In this sentence, what does probably modify? "I am probably not going to the party." Also, do adverbs modify verb phrases or just the main verb? For example, in, "I am walking quickly." Does quickly modify "am walking" or "walking?"
There is a consensus among linguists that "probably" is a sentence adverb. In your example, it modifies the sentence "I am not going to the party." The best reference I know is the chapter on adverbs in McCawley's book The Syntactic Phenomena of English.
Here is an interesting paper from 1970 by George Lakoff on the logic of adverbs: Adverbs and modal operators.
This is an example of how the grammar that people have been taught makes them look at a very simple phenomenon in an unnecessarily complicated way. Your question comes from a way of thinking about grammar that is akin to assuming that you have to study knives before you can remove the skin from an apple, and that you also have to be fully aware of all the different types of apple that there are before you can be sure that you are actually removing the skin.
Look at the sentence in terms of "pieces of meaning." Sentences are made up of small pieces of meaning that are combined together into a whole.
What is a "piece of meaning?" Common sense will tell you that "to" on its own has no meaning. The word "not" carries a little more meaning, and "am" none without "I." But "party" on its own does have more meaning or "lexical content."
Individual words combine together into meaningful groups which themselves form parts of the larger, meaningful "whole" that we call a sentence.
There are many different ways we could divide this particular sentence into meaningful word groups. We could say that the following, just for example, are all meaningful: party / the party / to the party,
But for the purpose of answering your question we do not need to define all the possible meaningful units in this sentence. This is because by simply removing the single word "probably" you are left with a single meaningful "whole" that is composed of all the other words: "I am not going to the party tonight." It is definitely this piece of meaning that "probably" is modifying.
Can you see what "definitely" is modifying in the previous statement?
In the case of your second sentence, I am walking quickly, I think the answer is quite clear: quickly modifies walking. The reason is that in your sentence, walking quickly is a syntactic constituent, so that am walking is not one. And it makes little sense to talk about modifying something that is not a constituent.
The arguments that walking quickly is a constituent are as follows:
It can be fronted:
I say I am walking quickly, and walking quickly I am.
It can be coordinated with like word sequences:
I am walking quickly and singing loudly.
It can be extracted by right node raising:
John knows that I am, but doubts that Sue is, walking quickly.

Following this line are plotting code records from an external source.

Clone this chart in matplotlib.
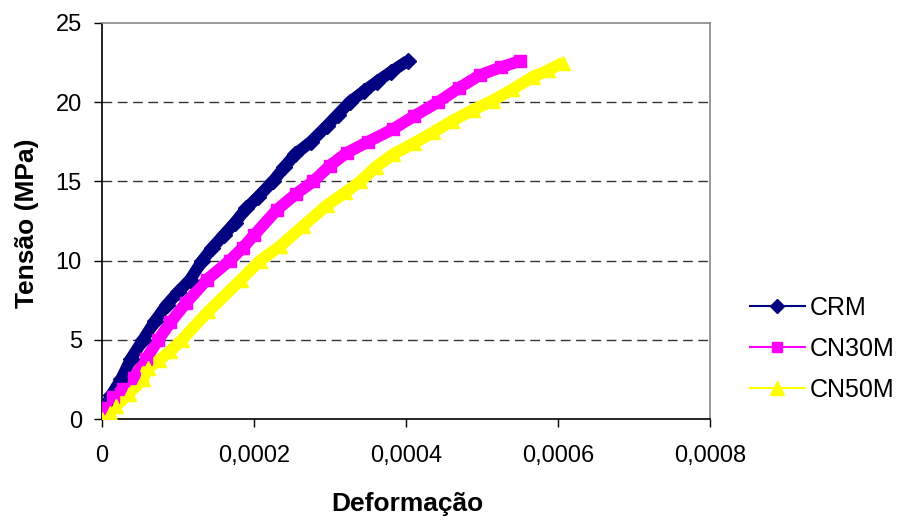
import matplotlib
matplotlib.use("Agg")
import matplotlib.pyplot as plt
from matplotlib.lines import Line2D

plt.rcParams['font.family'] = ['Liberation Sans', 'DejaVu Sans']

# strain values (x 1e-4) and stress (MPa)
crm_strain = [0, 0.05, 0.12, 0.25, 0.38, 0.54, 0.7, 0.85, 1.0, 1.16, 1.32, 1.45, 1.6,
              1.75, 1.9, 2.05, 2.25, 2.4, 2.54, 2.75, 2.96, 3.1, 3.26, 3.45, 3.62, 3.8, 4.02]
crm_stress = [0, 0.8, 1.5, 2.5, 3.8, 5.0, 6.2, 7.2, 8.0, 8.8, 10.0, 10.8, 11.6,
              12.4, 13.3, 14.0, 15.0, 15.9, 16.7, 17.5, 18.5, 19.2, 20.0, 20.7, 21.3, 21.9, 22.6]

cn30_strain = [0, 0.04, 0.15, 0.28, 0.42, 0.58, 0.74, 0.9, 1.1, 1.38, 1.68, 1.85, 2.0,
               2.3, 2.55, 2.78, 3.0, 3.22, 3.5, 3.83, 4.1, 4.42, 4.7, 4.97, 5.25, 5.5]
cn30_stress = [0, 0.7, 1.4, 1.9, 2.6, 3.8, 5.0, 6.1, 7.3, 8.8, 10.0, 10.8, 11.6,
               13.2, 14.2, 15.0, 16.0, 16.8, 17.5, 18.3, 19.1, 20.0, 20.9, 21.7, 22.2, 22.6]

cn50_strain = [0, 0.1, 0.18, 0.35, 0.54, 0.6, 0.75, 0.9, 1.05, 1.4, 1.83, 2.08,
               2.34, 2.65, 2.96, 3.2, 3.4, 3.6, 3.83, 4.1, 4.36, 4.6, 4.88, 5.14, 5.4, 5.67, 5.87, 6.07]
cn50_stress = [0, 0.4, 0.8, 1.6, 2.5, 3.2, 3.7, 4.3, 5.0, 6.8, 8.8, 10.0,
               10.9, 12.2, 13.5, 14.3, 15.0, 15.9, 16.7, 17.4, 18.1, 18.8, 19.5, 20.1, 20.8, 21.6, 22.0, 22.5]

x_ticks = [0, 0.0002, 0.0004, 0.0006, 0.0008]
x_tick_labels = ['0', '0,0002', '0,0004', '0,0006', '0,0008']
y_ticks = [0, 5, 10, 15, 20, 25]

series = [
    ('CRM', crm_strain, crm_stress, '#000080', 'D', 8),
    ('CN30M', cn30_strain, cn30_stress, '#FF00FF', 's', 8),
    ('CN50M', cn50_strain, cn50_stress, '#FFFF00', '^', 10),
]

fig = plt.figure(figsize=(9.01, 5.20), dpi=100)
ax = fig.add_axes([0.1132, 0.194, 0.6748, 0.762])

handles = []
for name, xs, ys, color, mk, ms in series:
    xv = [v * 1e-4 for v in xs]
    ax.plot(xv, ys, color=color, lw=8.5, solid_capstyle='butt', zorder=3)
    ax.plot(xv, ys, color=color, lw=0, marker=mk, ms=ms, mec=color, mfc=color, zorder=4)
    handles.append(Line2D([0], [0], color=color, lw=1.5, marker=mk, ms=ms * 0.95,
                          mec=color, mfc=color, label=name))

ax.set_xlim(0, 0.0008)
ax.set_ylim(0, 25)
ax.set_xticks(x_ticks)
ax.set_xticklabels(x_tick_labels)
ax.set_yticks(y_ticks)
ax.tick_params(axis='both', direction='out', length=5.5, width=1, labelsize=17, colors='black')
ax.tick_params(axis='x', pad=13)
ax.tick_params(axis='y', pad=9)

for yv in [5, 10, 15, 20]:
    ax.axhline(yv, color='#333333', lw=1, ls=(0, (7, 4)), zorder=1)

ax.spines['top'].set_color('#888888')
ax.spines['right'].set_color('#888888')
ax.spines['left'].set_color('black')
ax.spines['bottom'].set_color('black')
for s in ax.spines.values():
    s.set_linewidth(1.2)

ax.set_xlabel('Deformação', fontsize=19, fontweight='bold', va='center')
ax.xaxis.set_label_coords(0.503, -0.213)
ax.set_ylabel('Tensão (MPa)', fontsize=19, fontweight='bold', va='center')
ax.yaxis.set_label_coords(-0.124, 0.495)

fig.legend(handles=handles, loc='center left', bbox_to_anchor=(0.821, 0.329),
           frameon=False, fontsize=18, handlelength=2.2, handletextpad=0.22,
           labelspacing=0.67, borderaxespad=0)

fig.savefig('out.png', dpi=100)
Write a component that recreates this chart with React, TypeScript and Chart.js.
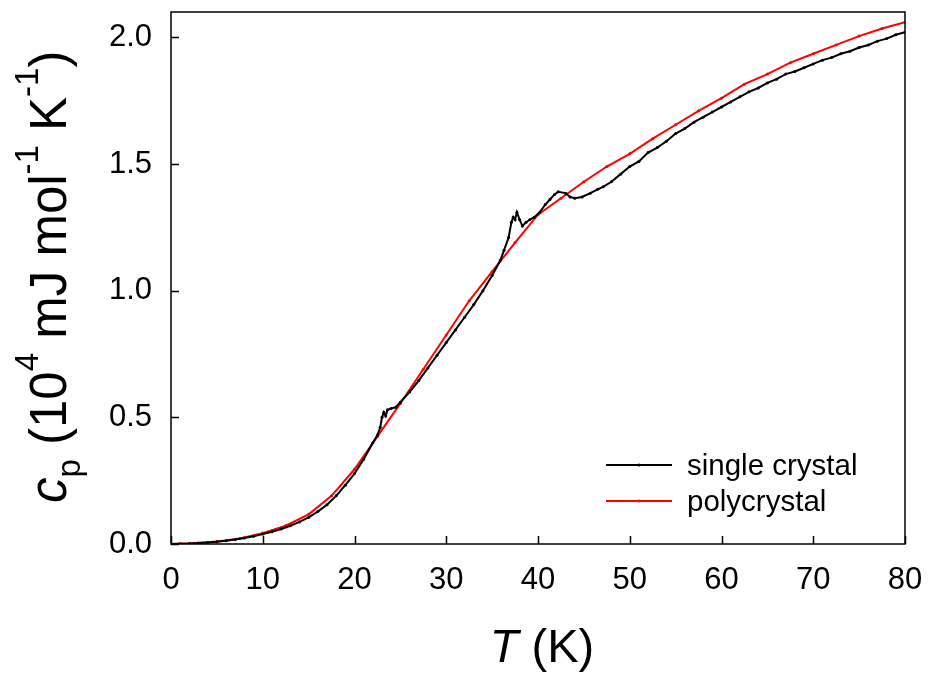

It can stand alone as a short answer:
'What are you doing?' 'Walking quickly.'
It can be replaced by the pro-form doing so:
I am walking quickly and Sue is doing so, too.
More generally, CGEL has a long defense of 'an analysis of the modal, tense, aspectual and voice auxiliaries as catenative verbs taking non-finite complementation' (p. 1214). For example, according to that analysis,
 He was writing a letter.
consists of a VP was writing a letter, which itself has another VP as a constituent, writing a letter (CGEL, p. 1218). This 'inner' VP, moreover, is a non-finite clause, of the 'gerund-participial' type (p. 1173).
Traditional analysis, which CGEL calls 'the dependent-auxiliary analysis' (pp. 1210-1214), would say that in , was writing is a constituent. As I said, CGEL dedicates a lot of space to explaining why they favor 'the catenative-auxiliary analysis' instead (pp. 1214-1220). And one of the arguments for the latter analysis is that writing a letter in  passes a lot of constituenthood tests. Thus it probably indeed is a constituent. But if it is, then was writing is not a constituent, contrary to what the dependent-auxiliary analysis would say. Note that in , either was writing is a constituent, or else writing a letter is a constituent, but they can't possibly both be constituents---constituents are either disjoint or else one wholly contains the other; they cannot only partially overlap.
I am not yet sure what to say about your first example, but I hope to have an exchange with Greg Lee (in the comments following his answer to your question) that may clarify things for me. (This is why I couldn't answer your question over on Grammarly Answers.)
An adverb modifies a verb, an adjective or another adverb. In the sentence "I am probably not going to the party" there is nothing for the adverb "probably" to modify other than the verb phrase "am not going".
In the sentence "I am walking quickly", the adverb quickly modifies the verb phrase "am walking". If 'am' is not included and only "walking" is modified, the sentence will become ungrammatical and meaningless like I am a/the (walking quickly).